PROBLEM TO WORK ON: The lines from the top of the material through the line with "const FONT = 'DejaVu Sans Mono, monospace';" are to be set down exactly. Leave the pictures out.

-- START INPUT ROWS --

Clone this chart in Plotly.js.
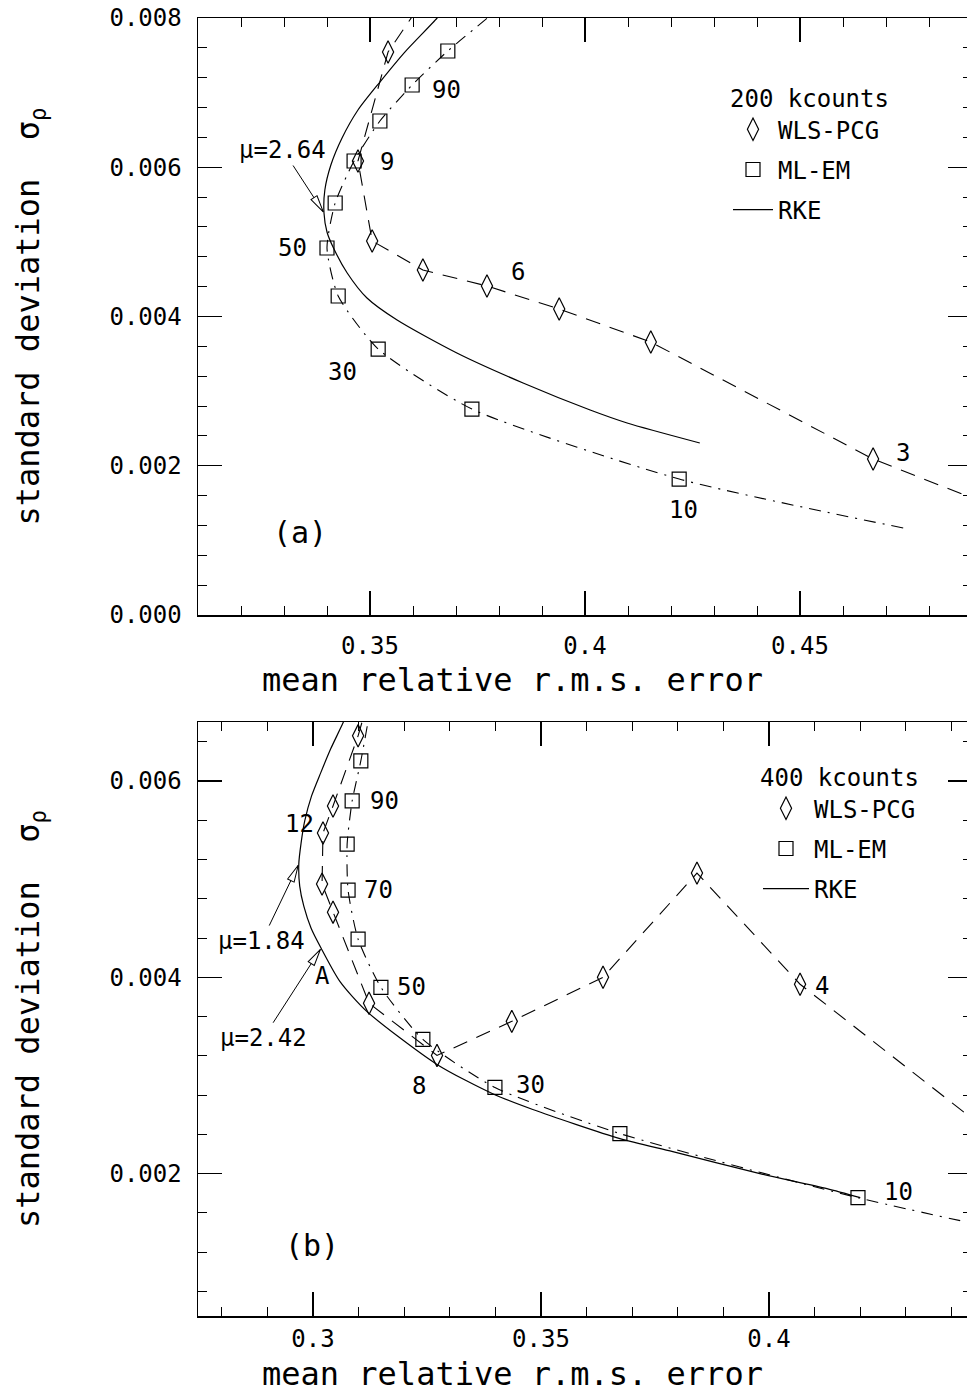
<!DOCTYPE html>
<html><head><meta charset="utf-8">
<script src="https://cdn.plot.ly/plotly-3.0.1.min.js"></script>
<style>html,body{margin:0;padding:0;overflow:hidden;background:#fff}#chart{width:976px;height:1395px}</style>
</head><body><div id="chart"></div><script>
const FONT = 'DejaVu Sans Mono, monospace';

// ---------- Panel (a): 200 kcounts ----------
const wlsA_iter = [3, 4, 5, 6, 7, 8, 9, 10];
const wlsA_err  = [0.4670, 0.4153, 0.3940, 0.3772, 0.3623, 0.3505, 0.3472, 0.3542];
const wlsA_sd   = [0.002090, 0.003658, 0.004100, 0.004409, 0.004623, 0.005012, 0.006084, 0.007544];
// dashed curve continues past the frame (estimated neighbouring iterations)
const wlsA_tailErr = [0.520, 0.3640];
const wlsA_tailSd  = [0.000887, 0.008375];

const emA_iter = [10, 20, 30, 40, 50, 60, 70, 80, 90, 100];
const emA_err  = [0.4219, 0.3737, 0.3519, 0.3426, 0.3400, 0.3419, 0.3463, 0.3523, 0.3598, 0.3681];
const emA_sd   = [0.001822, 0.002760, 0.003564, 0.004275, 0.004918, 0.005521, 0.006084, 0.006620, 0.007102, 0.007558];
const emA_tailErr = [0.4740, 0.3853];
const emA_tailSd  = [0.001166, 0.008375];

const rkeA_err = [0.3674, 0.3656, 0.3581, 0.3523, 0.3472, 0.3435, 0.3409, 0.3395, 0.3393, 0.3400, 0.3414, 0.3447, 0.3493, 0.3563, 0.3702, 0.3856, 0.4012, 0.4098, 0.4267];
const rkeA_sd  = [0.008134, 0.008000, 0.007544, 0.007142, 0.006767, 0.006392, 0.006030, 0.005695, 0.005387, 0.005132, 0.004931, 0.004583, 0.004248, 0.003953, 0.003511, 0.003109, 0.002747, 0.002573, 0.002305];

const labA_text = ['9', '90', '50', '6', '30', '10', '3', '(a)'];
const labA_err  = [0.3540, 0.3679, 0.3319, 0.3844, 0.3437, 0.4230, 0.4740, 0.3337];
const labA_sd   = [0.006070, 0.007035, 0.004918, 0.004596, 0.003256, 0.001407, 0.002171, 0.001099];
const labA_size = [24, 24, 24, 24, 24, 24, 24, 30];

// ---------- Panel (b): 400 kcounts ----------
const wlsB_iter = [4, 5, 6, 7, 8, 9, 10, 11, 12, 13, 14];
const wlsB_err  = [0.4068, 0.3842, 0.3636, 0.3436, 0.3272, 0.3123, 0.3044, 0.3020, 0.3022, 0.3044, 0.3099];
const wlsB_sd   = [0.003929, 0.005061, 0.004000, 0.003551, 0.003204, 0.003735, 0.004663, 0.004949, 0.005469, 0.005745, 0.006459];
const wlsB_tailErr = [0.460, 0.3121];
const wlsB_tailSd  = [0.0020, 0.006816];

const emB_iter = [10, 20, 30, 40, 50, 60, 70, 80, 90, 100];
const emB_err  = [0.4195, 0.3673, 0.3399, 0.3241, 0.3149, 0.3099, 0.3077, 0.3075, 0.3086, 0.3105];
const emB_sd   = [0.001755, 0.002408, 0.002878, 0.003367, 0.003898, 0.004388, 0.004888, 0.005357, 0.005796, 0.006204];
const emB_tailErr = [0.460, 0.3129];
const emB_tailSd  = [0.00134, 0.006816];

const rkeB_err = [0.3086, 0.3066, 0.3039, 0.3017, 0.2997, 0.2982, 0.2974, 0.2969, 0.2971, 0.2980, 0.2996, 0.3018, 0.3059, 0.3118, 0.3272, 0.3393, 0.3482, 0.3673, 0.3789, 0.3980, 0.4127, 0.4200];
const rkeB_sd  = [0.006816, 0.006592, 0.006327, 0.006082, 0.005847, 0.005592, 0.005367, 0.005153, 0.004929, 0.004724, 0.004500, 0.004296, 0.003959, 0.003653, 0.003112, 0.002816, 0.002653, 0.002357, 0.002224, 0.002000, 0.001847, 0.001755];

const labB_text = ['12', '8', '4', '90', '70', '50', '30', '10', 'A', '(b)'];
const labB_err  = [0.2971, 0.3232, 0.4116, 0.3156, 0.3143, 0.3217, 0.3478, 0.4283, 0.3020, 0.2998];
const labB_sd   = [0.005561, 0.002888, 0.003908, 0.005796, 0.004888, 0.003898, 0.002898, 0.001816, 0.004010, 0.001265];
const labB_size = [24, 24, 24, 24, 24, 24, 24, 24, 24, 30];

// regularisation-parameter call-outs on the RKE curves
const mu_panel = ['a', 'b', 'b'];
const mu_index = [8, 7, 11];
const mu_text  = ['\u03bc=2.64', '\u03bc=1.84', '\u03bc=2.42'];
const mu_dx    = [-41, -37, -58];
const mu_dy    = [-63, 77, 90];

const legendTitle = ['200 kcounts', '400 kcounts'];
const seriesNames = ['WLS-PCG', 'ML-EM', 'RKE'];
const xTitle = 'mean relative r.m.s. error';

// ---------- build ----------
const wrap = (t, a) => [t[0], ...a, t[1]];
const WLS_DASH = '15px,10px';
const EM_DASH = '12px,7px,2px,7px';
const LW = 1.1;

function panel(xa, ya, leg, wErr, wSd, wTE, wTS, eErr, eSd, eTE, eTS, rErr, rSd) {
  return [
    {x: wrap(wTE, wErr), y: wrap(wTS, wSd), xaxis: xa, yaxis: ya, mode: 'lines', showlegend: false,
     line: {color: '#000', width: LW, dash: WLS_DASH}, hoverinfo: 'skip'},
    {x: wrap(eTE, eErr), y: wrap(eTS, eSd), xaxis: xa, yaxis: ya, mode: 'lines', showlegend: false,
     line: {color: '#000', width: LW, dash: EM_DASH, shape: 'spline', smoothing: 0.6}, hoverinfo: 'skip'},
    {x: rErr, y: rSd, xaxis: xa, yaxis: ya, mode: 'lines', name: seriesNames[2], legend: leg,
     legendgroup: leg + 'r', legendrank: 3, line: {color: '#000', width: 1.2, shape: 'spline', smoothing: 0.7}},
    {x: wErr, y: wSd, xaxis: xa, yaxis: ya, mode: 'markers', name: seriesNames[0], legend: leg,
     legendgroup: leg + 'w', legendrank: 1,
     marker: {symbol: 'diamond-tall-open', size: 16, color: '#000', line: {color: '#000', width: 1.2}}},
    {x: eErr, y: eSd, xaxis: xa, yaxis: ya, mode: 'markers', name: seriesNames[1], legend: leg,
     legendgroup: leg + 'e', legendrank: 2,
     marker: {symbol: 'square-open', size: 14, color: '#000', line: {color: '#000', width: 1.2}}}
  ];
}

const data = [
  ...panel('x', 'y', 'legend', wlsA_err, wlsA_sd, wlsA_tailErr, wlsA_tailSd, emA_err, emA_sd, emA_tailErr, emA_tailSd, rkeA_err, rkeA_sd),
  ...panel('x2', 'y2', 'legend2', wlsB_err, wlsB_sd, wlsB_tailErr, wlsB_tailSd, emB_err, emB_sd, emB_tailErr, emB_tailSd, rkeB_err, rkeB_sd)
];

const W = 976, H = 1395;
const M = {l: 198, r: 4, t: 18, b: 79};
const PH = H - M.t - M.b;          // paper height
const PW = W - M.l - M.r;          // paper width
const py = p => (H - M.b - p) / PH; // page pixel -> paper y
const px = p => (p - M.l) / PW;    // page pixel -> paper x

const tickFont = {family: FONT, size: 24, color: '#000'};
const minorX = {ticks: 'inside', ticklen: 9, tickwidth: 1, tickcolor: '#000', dtick: 0.01, tick0: 0, showgrid: false};
const minorY = {ticks: 'inside', ticklen: 9, tickwidth: 1, tickcolor: '#000', dtick: 0.0004, tick0: 0, showgrid: false};
function ax(extra) {
  return Object.assign({
    showline: true, linecolor: '#000', linewidth: 1.5, mirror: 'ticks',
    ticks: 'inside', ticklen: 24, tickwidth: 1.2, tickcolor: '#000',
    showgrid: false, zeroline: false, tickfont: tickFont, fixedrange: true
  }, extra);
}
const yTitle = {text: 'standard deviation&nbsp;&nbsp;\u03c3<sub>\u03c1</sub>', font: {family: FONT, size: 32, color: '#000'}, standoff: 60};

const layout = {
  width: W, height: H, margin: M, paper_bgcolor: '#fff', plot_bgcolor: '#fff',
  font: {family: FONT, color: '#000'},
  xaxis: ax({domain: [0, 1], anchor: 'y', range: [0.31, 0.49], tick0: 0, dtick: 0.05, ticklabelstandoff: 9, minor: minorX}),
  yaxis: ax({domain: [py(615), 1], anchor: 'x', range: [0, 0.008], tick0: 0, dtick: 0.002, tickformat: '.3f',
             ticklabelstandoff: 10, title: yTitle, minor: minorY}),
  xaxis2: ax({domain: [0, 1], anchor: 'y2', range: [0.2748, 0.4445], tick0: 0, dtick: 0.05, ticklabelstandoff: 1, minor: minorX}),
  yaxis2: ax({domain: [0, py(722)], anchor: 'x2', range: [0.00055, 0.0066], tick0: 0, dtick: 0.002, tickformat: '.3f',
              ticklabelstandoff: 10, title: yTitle, minor: minorY}),
  legend: {x: px(728), y: py(76), xanchor: 'left', yanchor: 'top', bgcolor: 'rgba(0,0,0,0)', itemwidth: 40,
           font: {family: FONT, size: 24, color: '#000'}, traceorder: 'grouped', tracegroupgap: 6,
           title: {text: legendTitle[0], font: {family: FONT, size: 24, color: '#000'}}},
  legend2: {x: px(758), y: py(755), xanchor: 'left', yanchor: 'top', bgcolor: 'rgba(0,0,0,0)', itemwidth: 46,
            font: {family: FONT, size: 24, color: '#000'}, traceorder: 'grouped', tracegroupgap: 6,
            title: {text: legendTitle[1], font: {family: FONT, size: 24, color: '#000'}}},
  annotations: [],
  showlegend: true
};

const A = layout.annotations;
labA_text.forEach((t, i) => A.push({xref: 'x', yref: 'y', x: labA_err[i], y: labA_sd[i], text: t, showarrow: false,
  xanchor: 'center', yanchor: 'middle', font: {family: FONT, size: labA_size[i], color: '#000'}}));
labB_text.forEach((t, i) => A.push({xref: 'x2', yref: 'y2', x: labB_err[i], y: labB_sd[i], text: t, showarrow: false,
  xanchor: 'center', yanchor: 'middle', font: {family: FONT, size: labB_size[i], color: '#000'}}));
mu_text.forEach((t, i) => {
  const a = mu_panel[i] === 'a';
  A.push({xref: a ? 'x' : 'x2', yref: a ? 'y' : 'y2',
    x: (a ? rkeA_err : rkeB_err)[mu_index[i]], y: (a ? rkeA_sd : rkeB_sd)[mu_index[i]],
    ax: mu_dx[i], ay: mu_dy[i], text: t, showarrow: true, arrowhead: 2, arrowsize: 1, arrowwidth: 1,
    arrowcolor: '#000', font: {family: FONT, size: 24, color: '#000'}});
});
// x-axis titles (placed off-centre as in the original figure)
[680, 1374].forEach(yPix => A.push({
  xref: 'paper', yref: 'paper', x: px(512), y: py(yPix), xanchor: 'center', yanchor: 'middle',
  text: xTitle, showarrow: false, font: {family: FONT, size: 32, color: '#000'}}));

Plotly.newPlot('chart', data, layout, {staticPlot: true, displayModeBar: false}).then(gd => {
  // open, slender arrowheads as in the original
  gd.querySelectorAll('g.annotation-arrow-g').forEach(g => {
    const paths = g.querySelectorAll('path');
    if (paths.length > 1) {
      const head = paths[paths.length - 1];
      head.setAttribute('d', 'M-17,-3.6L0,0L-17,3.6Z');
      head.style.fill = '#fff';
      head.style.stroke = '#000';
      head.style.strokeWidth = '1px';
    }
  });
});
</script></body></html>
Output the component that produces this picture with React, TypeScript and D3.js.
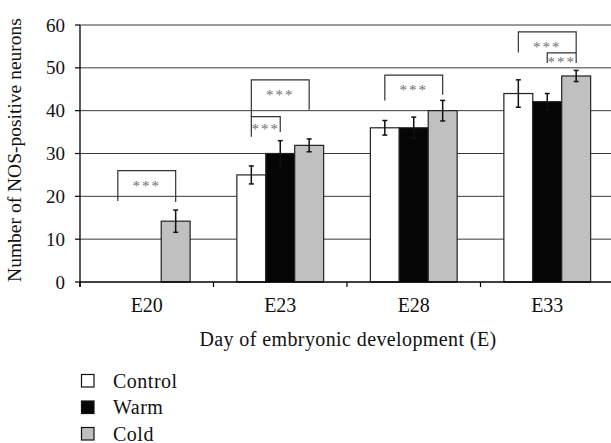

-- END INPUT ROWS --

EXERCISE RESPONSE:
Clone this chart in Plotly.js.
<!DOCTYPE html>
<html><head><meta charset="utf-8">
<script src="https://cdn.plot.ly/plotly-3.0.1.min.js"></script>
<style>html,body{margin:0;padding:0;overflow:hidden;background:#fff}#chart{width:976px;height:1395px}</style>
</head><body><div id="chart"></div><script>
const FONT = 'DejaVu Sans Mono, monospace';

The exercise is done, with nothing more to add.